(Data items)

------------------------------------------------

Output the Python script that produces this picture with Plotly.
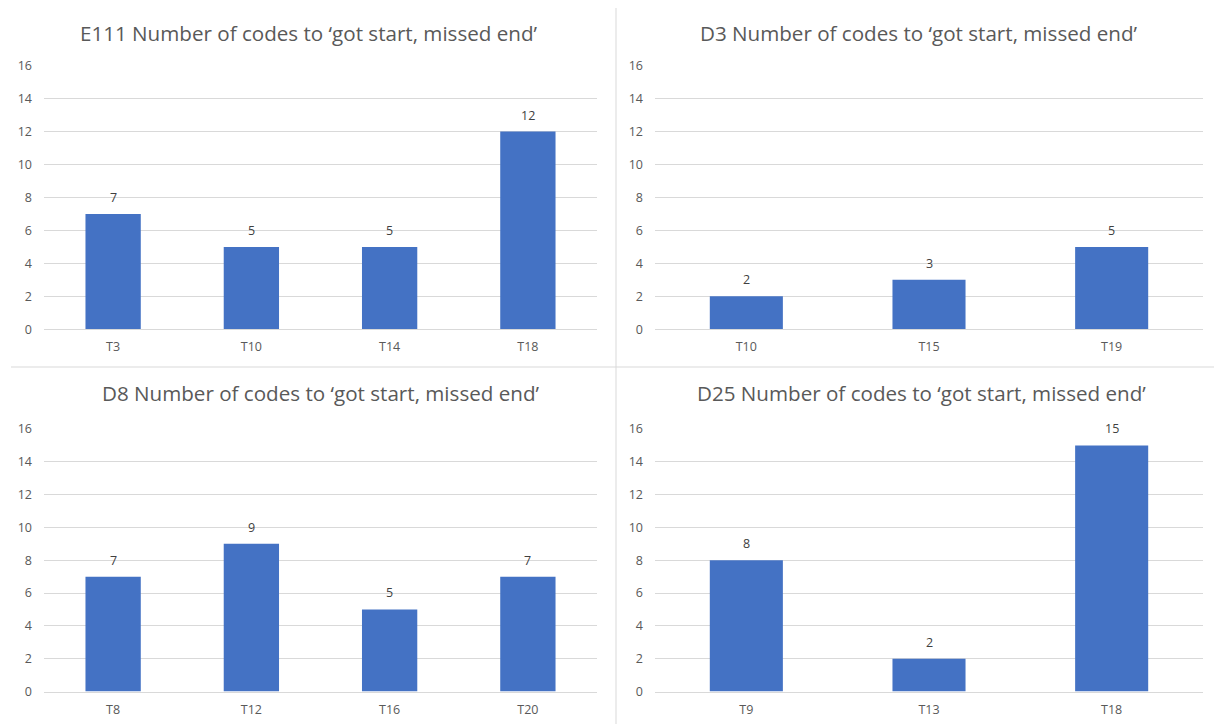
import plotly.graph_objects as go

# Per-panel data: tasks and number of codes
e111_tasks = ["T3", "T10", "T14", "T18"]
e111_counts = [7, 5, 5, 12]

d3_tasks = ["T10", "T15", "T19"]
d3_counts = [2, 3, 5]

d8_tasks = ["T8", "T12", "T16", "T20"]
d8_counts = [7, 9, 5, 7]

d25_tasks = ["T9", "T13", "T18"]
d25_counts = [8, 2, 15]

titles = [
    "E111 Number of codes to \u2018got start, missed end\u2019",
    "D3 Number of codes to \u2018got start, missed end\u2019",
    "D8 Number of codes to \u2018got start, missed end\u2019",
    "D25 Number of codes to \u2018got start, missed end\u2019",
]
y_ticks = [0, 2, 4, 6, 8, 10, 12, 14, 16]

W, H = 1214, 724
BAR = "#4472C4"
GRID = "#D9D9D9"
TXT = "#595959"
FONT = "Open Sans, Liberation Sans, Arial, sans-serif"


def px_x(v):
    return v / W


def px_y(v):
    return 1 - v / H


# (categories, values, plot x-range px, plot y-range px (top, bottom), title centre x, title y)
panels = [
    (e111_tasks, e111_counts, (44, 597), (65.7, 329.3), 309, 33),
    (d3_tasks, d3_counts, (655, 1203), (65.7, 329.3), 919, 33),
    (d8_tasks, d8_counts, (44, 597), (429, 691.5), 321, 393),
    (d25_tasks, d25_counts, (655, 1203), (429, 691.5), 921, 393),
]

fig = go.Figure()
layout = {}
annotations = []
for i, (cats, vals, (x0, x1), (ytop, ybot), tx, ty) in enumerate(panels, start=1):
    xa = "x" if i == 1 else f"x{i}"
    ya = "y" if i == 1 else f"y{i}"
    fig.add_trace(go.Bar(
        x=cats, y=vals, xaxis=xa, yaxis=ya,
        marker=dict(color=BAR, line=dict(width=0)),
        width=0.4, showlegend=False, hoverinfo="x+y",
    ))
    # value labels above each bar
    for c, v in zip(cats, vals):
        annotations.append(dict(
            x=c, y=v, xref=xa, yref=ya, text=str(v), showarrow=False,
            xanchor="center", yanchor="bottom", yshift=6,
            font=dict(size=12.5, color="#404040", family=FONT),
        ))
    layout[f"xaxis{'' if i == 1 else i}"] = dict(
        domain=[px_x(x0), px_x(x1)], anchor=ya, automargin=False,
        showgrid=False, showline=True, linecolor=GRID, linewidth=1,
        ticks="", ticklabelstandoff=6,
        tickfont=dict(size=12.5, color=TXT, family=FONT),
        fixedrange=True,
    )
    layout[f"yaxis{'' if i == 1 else i}"] = dict(
        domain=[px_y(ybot), px_y(ytop)], anchor=xa, automargin=False,
        range=[0, 16], tickvals=y_ticks,
        showgrid=True, gridcolor=GRID, gridwidth=1,
        zeroline=False, showline=False, ticks="",
        ticklabelstandoff=11,
        tickfont=dict(size=12.5, color=TXT, family=FONT),
        fixedrange=True,
    )
    annotations.append(dict(
        text=titles[i - 1], xref="paper", yref="paper",
        x=px_x(tx), y=px_y(ty),
        xanchor="center", yanchor="middle", showarrow=False,
        font=dict(size=20.6, color=TXT, family=FONT),
    ))

# Panel separators
shapes = [
    dict(type="line", xref="paper", yref="paper",
         x0=px_x(616), x1=px_x(616), y0=px_y(8), y1=0,
         line=dict(color=GRID, width=1)),
    dict(type="line", xref="paper", yref="paper",
         x0=px_x(11), x1=1, y0=px_y(367), y1=px_y(367),
         line=dict(color=GRID, width=1)),
]

fig.update_layout(
    width=W, height=H,
    margin=dict(l=0, r=0, t=0, b=0, autoexpand=False),
    paper_bgcolor="white", plot_bgcolor="white",
    annotations=annotations, shapes=shapes,
    **layout,
)

fig.write_html("out.html")
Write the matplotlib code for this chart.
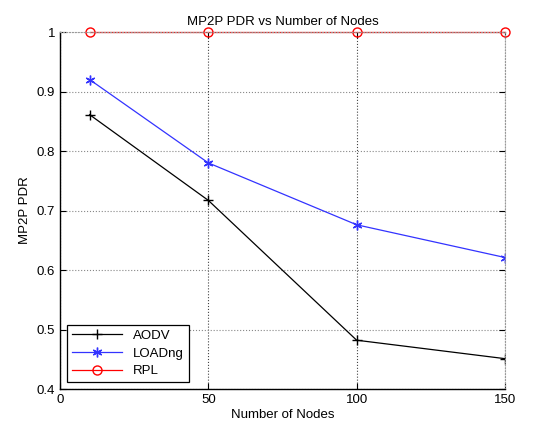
import matplotlib
matplotlib.use("Agg")
from matplotlib import pyplot as plt

nodes = [10, 50, 100, 150]
aodv = [0.861, 0.717, 0.482, 0.451]
loadng = [0.920, 0.780, 0.676, 0.621]
rpl = [1.0, 1.0, 1.0, 1.0]

plt.rcParams['font.family'] = ['Liberation Sans', 'DejaVu Sans']
plt.rcParams['font.size'] = 9.5

fig = plt.figure(figsize=(5.48, 4.25), dpi=100)
ax = fig.add_axes([0.1095, 0.0847, 0.812, 0.84])

ax.plot(nodes, aodv, color='black', marker='+', markersize=7, linewidth=0.9, label='AODV')
ax.plot(nodes, loadng, color='#3333ff', marker=(6, 2, 0), markersize=7, linewidth=0.9, label='LOADng')
ax.plot(nodes, rpl, color='red', marker='o', markersize=6.5, markerfacecolor='none', linewidth=0.9, label='RPL', clip_on=False)

ax.set_xlim(0, 150)
ax.set_ylim(0.4, 1.0)
ax.set_xticks([0, 50, 100, 150])
ax.set_yticks([0.4, 0.5, 0.6, 0.7, 0.8, 0.9, 1.0])
ax.set_yticklabels(['0.4', '0.5', '0.6', '0.7', '0.8', '0.9', '1'])
ax.grid(True, axis='x', linestyle=':', color='#444444', linewidth=0.8)
ax.grid(True, axis='y', linestyle=':', color='#888888', linewidth=0.8)
ax.tick_params(direction='in', length=4, top=True, right=True, width=0.8)
for side in ['left', 'bottom']:
    ax.spines[side].set_linewidth(1.0)
for side in ['top', 'right']:
    ax.spines[side].set_color('#999999')
    ax.spines[side].set_linestyle(':')

ax.set_title('MP2P PDR vs Number of Nodes', fontsize=9.5, pad=5)
ax.set_xlabel('Number of Nodes', labelpad=2)
ax.set_ylabel('MP2P PDR', labelpad=4)

leg = ax.legend(loc='lower left', fancybox=False, edgecolor='black', framealpha=1,
                handlelength=3.8, borderaxespad=0.5, labelspacing=0.4)
leg.get_frame().set_linewidth(0.9)

fig.savefig('out.png', dpi=100)
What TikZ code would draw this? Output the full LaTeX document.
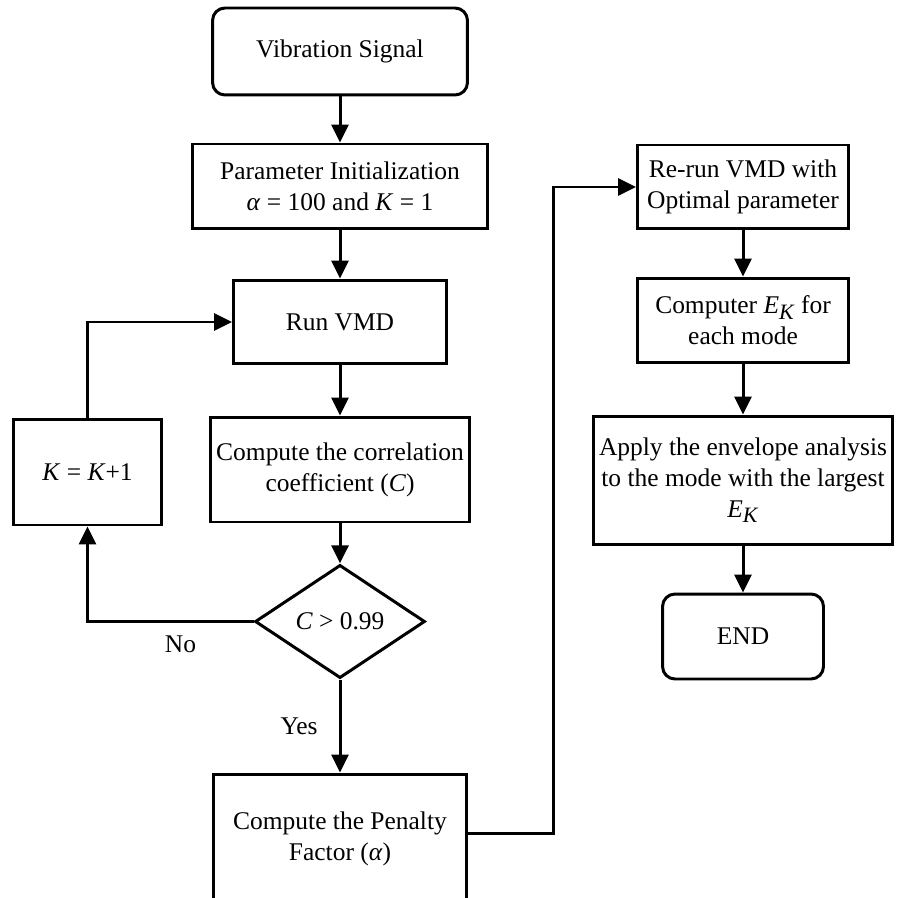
\documentclass[tikz,border=0pt]{standalone}
\usepackage{fontspec}
\setmainfont{Liberation Serif}
\usetikzlibrary{shapes.geometric,arrows.meta}

\newcommand{\ek}{\textit{E}\raisebox{-0.45ex}{\fontsize{12.5}{12.5}\selectfont\textit{K}}}

\begin{document}
\begin{tikzpicture}[x=0.02cm, y=-0.02cm, line width=1.7pt,
    every node/.style={font=\fontsize{14.5}{17.5}\selectfont, align=center},
    box/.style={draw, rectangle},
    term/.style={draw, rectangle, rounded corners=0.25cm},
    test/.style={draw, diamond, inner sep=1pt},
    flow/.style={-{Triangle[length=0.36cm, width=0.34cm]}}]
    \clip (0,0) rectangle (896,898);

    % Left column
    \node[term, minimum width=5.1cm, minimum height=1.74cm] (sig) at (340,51.5) {Vibration Signal};
    \node[box, minimum width=5.92cm, minimum height=1.7cm] (init) at (340,186.5)
        {Parameter Initialization\\\textit{α} = 100 and \textit{K} = 1};
    \node[box, minimum width=4.26cm, minimum height=1.68cm] (vmd) at (340,322) {Run VMD};
    \node[box, minimum width=5.06cm, minimum height=2.1cm] (corr) at (340,469.5)
        {Compute the correlation\\coefficient (\textit{C})};
    \node[test, minimum width=3.4cm, minimum height=1.66cm] (dia) at (340,621.5) {\textit{C} > 0.99};
    \node[box, minimum width=5.08cm, minimum height=2.6cm] (pen) at (340,839)
        {Compute the Penalty\\Factor (\textit{α})};
    \node[box, minimum width=2.98cm, minimum height=2.12cm] (kinc) at (87.5,472) {\textit{K} = \textit{K}+1};

    % Right column
    \node[box, minimum width=4.22cm, minimum height=1.68cm] (rerun) at (743,187)
        {Re-run VMD with\\Optimal parameter};
    \node[box, minimum width=4.22cm, minimum height=1.7cm] (ek) at (743,320.5)
        {Computer \ek{} for\\each mode};
    \node[box, minimum width=5.96cm, minimum height=2.58cm] (apply) at (743,480.5)
        {Apply the envelope analysis\\to the mode with the largest\\\ek};
    \node[term, minimum width=3.22cm, minimum height=1.7cm] (fin) at (743,636.5) {END};

    % Flow
    \draw[flow] (sig) -- (init);
    \draw[flow] (init) -- (vmd);
    \draw[flow] (vmd) -- (corr);
    \draw[flow] (corr) -- (dia);
    \draw[flow] (dia) -- node[left=0.3cm] {Yes} (pen);
    \draw[flow] (dia.west) -| node[pos=0.22, below=0.13cm] {No} (kinc.south);
    \draw[flow] (kinc.north) |- (vmd.west);

    \coordinate (bend) at (553,833);
    \draw[flow] (pen.east |- bend) -- (bend) |- (rerun.west);
    \draw[flow] (rerun) -- (ek);
    \draw[flow] (ek) -- (apply);
    \draw[flow] (apply) -- (fin);
\end{tikzpicture}
\end{document}
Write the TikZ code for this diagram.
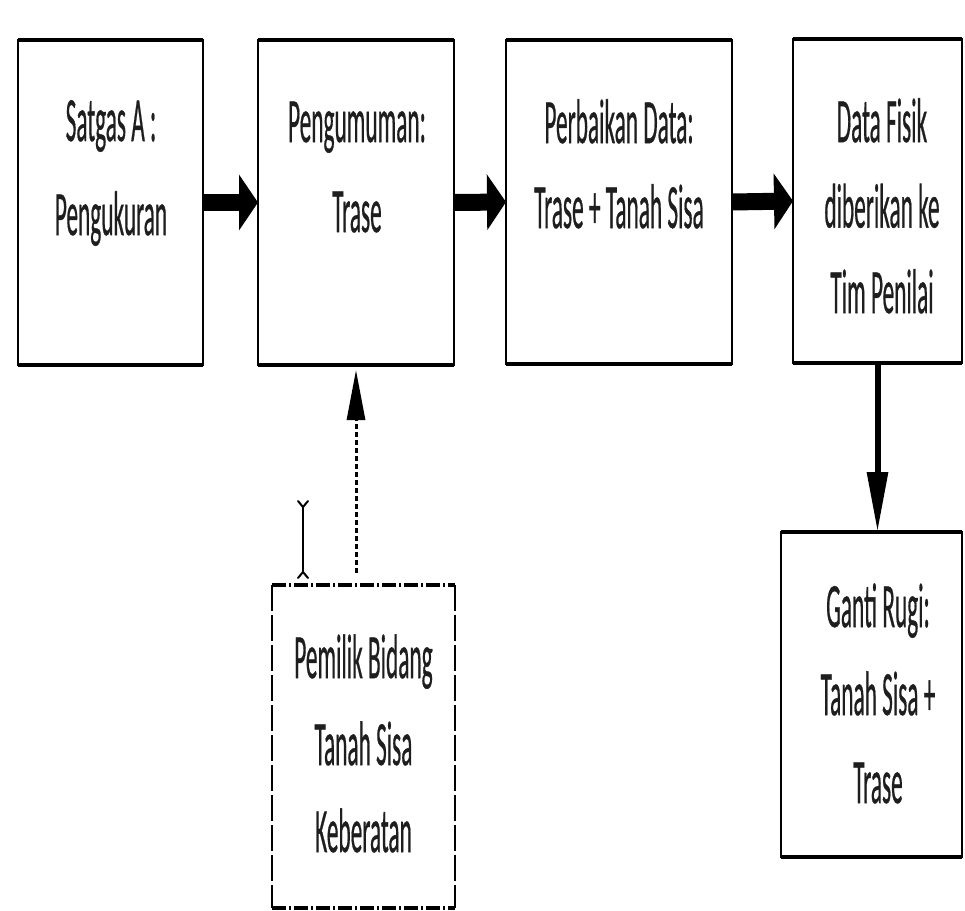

------------------------------------------------

Only the lines from the start of the records through the line containing "d3_counts = [2, 3, 5]" should be repeated, word for word, with the pictures left out.

▸ **Written response**:
Output the Python script that produces this picture with Plotly.
import plotly.graph_objects as go

# Per-panel data: tasks and number of codes
e111_tasks = ["T3", "T10", "T14", "T18"]
e111_counts = [7, 5, 5, 12]

d3_tasks = ["T10", "T15", "T19"]
d3_counts = [2, 3, 5]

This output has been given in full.